O sino: “Dios, ¿dónde estabas?” … ¡Cuánto he llorado haciéndome esta pregunta! No tenía más confianza ni en el Hombre ni en Dios, en el Padre-bueno que protege a los pequeños y a los débiles. Yo, niña, ¡estaba segura que nada malo podría venir de un hombre que “perfumaba” a Dios! ¿Cómo podían las mismas manos, que a tanto habían llegado sobre mí, bendecir y ofrecer la Eucaristía? Él adulto y yo niña… se había aprovechado de su poder además que de su rol: ¡un verdadero abuso de fe!

Y no por ultimo: “¿Cómo hacer para superar la rabia y no alejarse de la Iglesia después de tal experiencia sobre todo frente a la gravísima incoherencia de todo lo predicado y cuanto actuado por mi abusador, pero también de aquel que, de frente a estos crímenes, ha minimizado, escondido, silenciado, o peor aún no ha defendido a los pequeños, limitándose mezquinamente a mover a los sacerdotes para que hagan daño en otras partes?” Frente a esto, nosotros víctimas inocentes, sentimos más grande el dolor que nos ha matado: ¡también esto es un abuso a nuestra dignidad humana, a nuestra consciencia, así como a nuestra fe!

Nosotros víctimas, si logramos tener la fuerza de hablar o de denunciar, tenemos que encontrar el valor de hacerlo sabiendo que arriesgamos el no ser creídos o de tener que ver que el abusador se libra al final con una pequeña pena canónica. ¡Esto no puede y no debe más ser así!
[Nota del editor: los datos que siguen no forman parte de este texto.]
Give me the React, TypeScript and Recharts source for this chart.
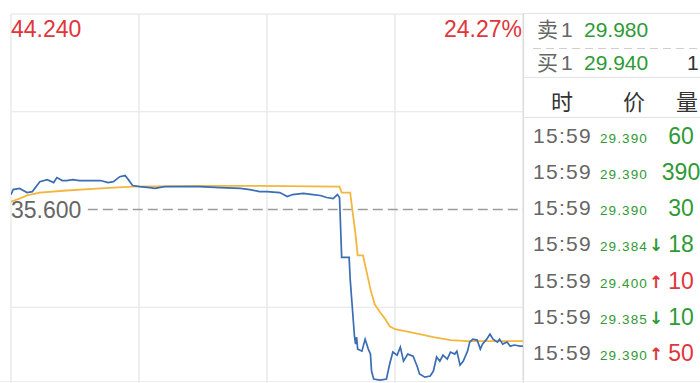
import React from 'react';
import { LineChart, Line, XAxis, YAxis, ReferenceLine } from 'recharts';

// ---- intraday data (minutes since open, 240 = close) ----
const priceTimes = [0, 1, 4, 7.5, 10, 13.5, 17, 20, 21.5, 24, 26, 29, 32, 37, 42, 45.5, 48, 51, 53.5, 55, 57, 60.5, 65, 67.5, 72, 79, 88.5, 98, 107.5, 112, 116.5, 120, 126, 129.5, 132, 137, 141.5, 145, 148, 151, 153, 154, 155, 158.5, 159, 161, 161.5, 162, 162.5, 164.5, 166, 167.5, 168.5, 169, 170, 173, 176, 177.5, 179, 181, 182.5, 184, 186, 188.5, 190.5, 191.5, 194, 196.5, 198, 199.5, 201, 202.5, 204.5, 206, 208, 209, 210.5, 212, 214, 215, 216.5, 218.5, 220, 221, 223, 224.5, 226, 228, 229, 230.5, 232.5, 234, 236, 238.5, 240];
const priceValues = [36.26, 36.48, 36.53, 36.35, 36.39, 36.83, 36.92, 36.79, 37.01, 36.88, 36.88, 36.92, 36.88, 36.88, 36.88, 36.79, 36.83, 37.05, 37.10, 36.92, 36.66, 36.61, 36.57, 36.53, 36.61, 36.61, 36.61, 36.57, 36.53, 36.48, 36.39, 36.39, 36.35, 36.17, 36.26, 36.31, 36.26, 36.22, 36.13, 36.08, 36.26, 36.13, 33.48, 33.48, 32.51, 30.00, 29.65, 29.96, 29.43, 29.34, 29.87, 29.43, 29.21, 28.46, 28.11, 28.06, 28.11, 28.77, 29.30, 29.16, 29.52, 28.90, 29.21, 29.12, 28.64, 28.33, 28.19, 28.24, 28.46, 29.08, 28.90, 29.16, 28.99, 29.30, 29.21, 29.34, 28.72, 28.90, 29.34, 29.74, 29.87, 29.83, 29.43, 29.65, 29.87, 30.09, 29.87, 29.74, 29.87, 29.65, 29.74, 29.56, 29.61, 29.56, 29.56];

const avgTimes = [0, 4, 7.5, 13.5, 26, 42, 57, 88.5, 116.5, 154, 155, 159, 160, 161.5, 162.5, 165, 167.5, 168.5, 170.5, 173, 175.5, 177.5, 180, 187, 191.5, 198, 206, 214, 229, 240];
const avgValues = [35.95, 36.08, 36.22, 36.35, 36.44, 36.53, 36.61, 36.64, 36.64, 36.61, 36.35, 36.35, 35.60, 34.50, 33.57, 33.57, 32.51, 32.07, 31.41, 31.06, 30.75, 30.44, 30.31, 30.18, 30.09, 29.96, 29.83, 29.78, 29.78, 29.78];

const prevClose = 35.6;
const topPrice = 44.24;
const gridTimes = [0, 60, 120, 180, 240];

// ---- order book / trades ----
const bookLabels = ['卖1', '买1'];
const bookPrices = ['29.980', '29.940'];
const bookVolumes = ['', '1'];
const tradeHeaders = ['时', '价', '量'];
const tradeTimes = ['15:59', '15:59', '15:59', '15:59', '15:59', '15:59', '15:59'];
const tradePrices = ['29.390', '29.390', '29.390', '29.384', '29.400', '29.385', '29.390'];
const tradeVolumes = ['60', '390', '30', '18', '10', '10', '50'];
const tradeDirs = ['', '', '', 'down', 'up', 'down', 'up'];

const RED = '#e0353b';
const GREEN = '#2f9a35';
const BLUE = '#3a6db4';
const ORANGE = '#f3b63e';
const GRID = '#e4e4e4';
const FONT = "'Liberation Sans', Arial, 'Noto Sans CJK SC', sans-serif";

const priceData = priceTimes.map((t, i) => ({ t, v: priceValues[i] }));
const avgData = avgTimes.map((t, i) => ({ t, v: avgValues[i] }));
const span = topPrice - prevClose;
const minPrice = prevClose - span;
const gridPrices = [topPrice, prevClose + span / 2, prevClose - span / 2];
const topPct = ((topPrice / prevClose - 1) * 100).toFixed(2) + '%';

export default function App() {
  return (
    <div style={{ position: 'absolute', left: 0, top: 0, width: 700, height: 383, overflow: 'hidden', background: '#fff', fontFamily: FONT }}>
      <div style={{ position: 'absolute', left: 150, top: 176, fontSize: 46, fontWeight: 700, color: 'rgba(0,0,0,0.022)', fontFamily: "'Noto Sans CJK SC', sans-serif", letterSpacing: 2, whiteSpace: 'nowrap' }}>东方财富</div>
      <div style={{ position: 'absolute', left: 0, top: 0 }}>
        <LineChart width={524} height={406} margin={{ top: 14, left: 11, right: 1, bottom: 1 }}>
          <XAxis type="number" dataKey="t" domain={[0, 240]} hide allowDataOverflow />
          <YAxis type="number" dataKey="v" domain={[minPrice, topPrice]} hide allowDataOverflow />
          {gridTimes.map((t) => (
            <ReferenceLine key={'x' + t} x={t} stroke={GRID} strokeWidth={1.2} />
          ))}
          {gridPrices.map((p) => (
            <ReferenceLine key={'y' + p} y={p} stroke={GRID} strokeWidth={1.2} />
          ))}
          <ReferenceLine segment={[{ x: 36, y: prevClose }, { x: 240, y: prevClose }]} stroke="#9c9c9c" strokeWidth={1.5} strokeDasharray="10 5" />
          <Line data={avgData} dataKey="v" type="linear" stroke={ORANGE} strokeWidth={1.8} dot={false} isAnimationActive={false} />
          <Line data={priceData} dataKey="v" type="linear" stroke={BLUE} strokeWidth={1.7} dot={false} isAnimationActive={false} />
        </LineChart>
      </div>
      <svg width={700} height={383} style={{ position: 'absolute', left: 0, top: 0, pointerEvents: 'none', fontFamily: FONT }}>
        <line x1={523} y1={13.5} x2={700} y2={13.5} stroke={GRID} strokeWidth={1.2} />
        <line x1={523.5} y1={13} x2={523.5} y2={383} stroke="#dcdcdc" strokeWidth={1.2} />
        <line x1={0} y1={381.5} x2={700} y2={381.5} stroke="#eeeeee" strokeWidth={1} />
        <text x={11} y={37} fontSize={23} fill={RED}>{topPrice.toFixed(3)}</text>
        <text x={522} y={37} fontSize={23} fill={RED} textAnchor="end">{topPct}</text>
        <text x={11} y={218} fontSize={23} fill="#666">{prevClose.toFixed(3)}</text>

        {bookLabels.map((lab, i) => (
          <g key={lab}>
            <text x={537} y={37 + i * 33} fontSize={21} fill="#666" letterSpacing={3}>{lab}</text>
            <text x={584} y={37 + i * 33} fontSize={21} fill={GREEN}>{bookPrices[i]}</text>
            <text x={687} y={37 + i * 33} fontSize={21} fill="#333">{bookVolumes[i]}</text>
          </g>
        ))}
        <line x1={533} y1={48.5} x2={700} y2={48.5} stroke="#cfcfcf" strokeWidth={1.2} strokeDasharray="8 5" />
        <line x1={523} y1={77.5} x2={700} y2={77.5} stroke={GRID} strokeWidth={1.2} />
        <text x={562} y={110} fontSize={22} fill="#333" textAnchor="middle">{tradeHeaders[0]}</text>
        <text x={634} y={110} fontSize={22} fill="#333" textAnchor="middle">{tradeHeaders[1]}</text>
        <text x={687} y={110} fontSize={22} fill="#333" textAnchor="middle">{tradeHeaders[2]}</text>
        <line x1={523} y1={117.5} x2={700} y2={117.5} stroke={GRID} strokeWidth={1.2} />

        {tradeTimes.map((tm, i) => {
          const y = 142.5 + i * 36.3;
          const dir = tradeDirs[i];
          const col = dir === 'up' ? RED : GREEN;
          return (
            <g key={i}>
              <text x={533} y={y} fontSize={21} fill="#666" letterSpacing={1.3}>{tm}</text>
              <text x={600} y={y} fontSize={13.5} fill={GREEN} letterSpacing={1.1}>{tradePrices[i]}</text>
              {dir && (
                <text x={649} y={y} fontSize={17} fontWeight={700} fill={col} fontFamily="'DejaVu Sans', sans-serif">{dir === 'up' ? '↑' : '↓'}</text>
              )}
              <text x={681} y={y + 1} fontSize={23} fill={col} textAnchor="middle">{tradeVolumes[i]}</text>
            </g>
          );
        })}
      </svg>
    </div>
  );
}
He necesitado 40 años para encontrar la fuerza de la denuncia. Quería romper el silencio del que se nutre toda forma de abuso; quería volver a partir de un acto de verdad, descubriendo después que este acto ofrecía también una oportunidad a quien había abusado de mí.
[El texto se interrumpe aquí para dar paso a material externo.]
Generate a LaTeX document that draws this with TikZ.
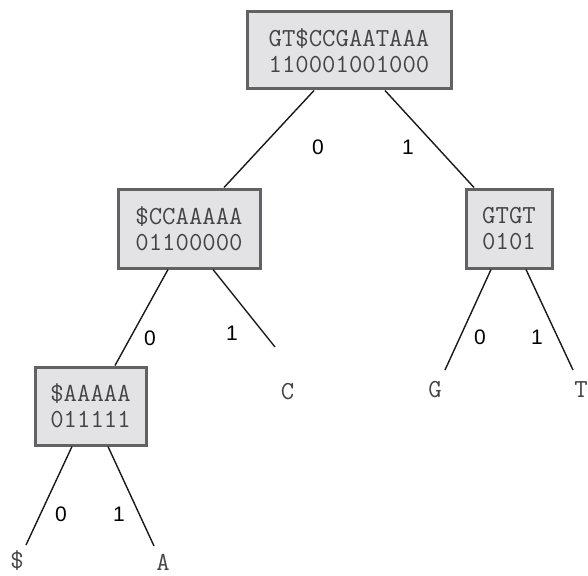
\documentclass[tikz,border=0pt]{standalone}
\usepackage{fontspec}
\setsansfont{Liberation Sans}
\definecolor{boxborder}{HTML}{626262}
\definecolor{boxfill}{HTML}{E3E3E5}
\definecolor{txt}{HTML}{444444}
\begin{document}
\begin{tikzpicture}[x=1pt,y=-1pt,
  wbox/.style={draw=boxborder, fill=boxfill, line width=3pt, align=center,
    font=\fontsize{26}{26}\selectfont\ttfamily, text=txt, inner xsep=0pt, inner ysep=0pt},
  leaf/.style={font=\fontsize{26}{26}\selectfont\ttfamily, text=txt, inner sep=0pt},
  elabel/.style={font=\fontsize{21}{22}\selectfont\sffamily, text=black, inner sep=0pt},
  edge/.style={draw=black!90, line width=1.4pt}]
\useasboundingbox (0,0) rectangle (588,575);
\node[wbox, minimum width=204pt, minimum height=77pt] (root) at (349,50.5) {GT\$CCGAATAAA\\110001001000};
\node[wbox, minimum width=142pt, minimum height=79pt] (L) at (189,228.5) {\$CCAAAAA\\01100000};
\node[wbox, minimum width=86pt, minimum height=79pt] (R) at (509,228.5) {GTGT\\0101};
\node[wbox, minimum width=111pt, minimum height=78pt] (LL) at (90.5,406) {\$AAAAA\\011111};
\node[leaf] (C) at (287.5,392) {C};
\node[leaf] (G) at (435,390) {G};
\node[leaf] (T) at (581,390) {T};
\node[leaf] (D) at (17,561) {\$};
\node[leaf] (A) at (163,562) {A};
\coordinate (cC) at (275,347);
\coordinate (cG) at (445,370);
\coordinate (cT) at (573,370);
\coordinate (cD) at (26,545);
\coordinate (cA) at (154,546);
\draw[edge] ([xshift=-35pt]root.south) -- ([xshift=35pt]L.north);
\draw[edge] ([xshift=36pt]root.south) -- ([xshift=-35pt]R.north);
\draw[edge] ([xshift=-21pt]L.south) -- ([xshift=24.5pt]LL.north);
\draw[edge] ([xshift=24pt]L.south) -- (cC);
\draw[edge] ([xshift=-18pt]R.south) -- (cG);
\draw[edge] ([xshift=17pt]R.south) -- (cT);
\draw[edge] ([xshift=-18.5pt]LL.south) -- (cD);
\draw[edge] ([xshift=17.5pt]LL.south) -- (cA);
\node[elabel] (e1) at (318,147) {0};
\node[elabel] (e2) at (408,147) {1};
\node[elabel] (e3) at (150,338) {0};
\node[elabel] (e4) at (232,333) {1};
\node[elabel] (e5) at (480,337) {0};
\node[elabel] (e6) at (537,337) {1};
\node[elabel] (e7) at (61,514) {0};
\node[elabel] (e8) at (119,514) {1};
\end{tikzpicture}
\end{document}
He vivido el proceder de la denuncia con un costo emotivo muy alto: hablar con seis personas de gran sensibilidad, pero solo hombres y por lo demás, sacerdotes, ha sido difícil. Creo que una presencia femenina sería una atención necesaria e indispensable para acoger, escuchar y acompañar a nosotros víctimas. El que se me crea y la sentencia, en todo caso, me ha dado un dato real: aquella parte de mí que siempre ha esperado que el abuso no hubiese jamás ocurrido, se ha tenido que rendir, pero al mismo tiempo ha recibido una caricia: yo ahora sé que soy otra cosa, a parte del abuso que he sufrido y las cicatrices que tengo.

La Iglesia puede estar orgullosa de la posibilidad del proceder en derogación a los tiempos de la prescripción (derecho negado por la justicia italiana), pero no del hecho de reconocer como atenuante, para quien abusa, de la entidad del tiempo transcurrido entre los hechos y la denuncia (como en mi caso). ¡La víctima no es culpable de su silencio! El trauma y los daños sufridos son así de mayores cuando más largo es el tiempo del silencio, que la víctima transcurre entre el miedo, la vergüenza, la remoción y el sentimiento de impotencia. Las heridas jamás prescriben, ¡es más! Hoy yo estoy aquí, y conmigo están todos los niños y las niñas abusados y abusadas, las mujeres y los hombres que intentan renacer de sus heridas pero, sobre todo, también está quien lo ha intentado y no lo ha conseguido, y desde aquí, y con ellos en el corazón, tenemos que volver a partir juntos.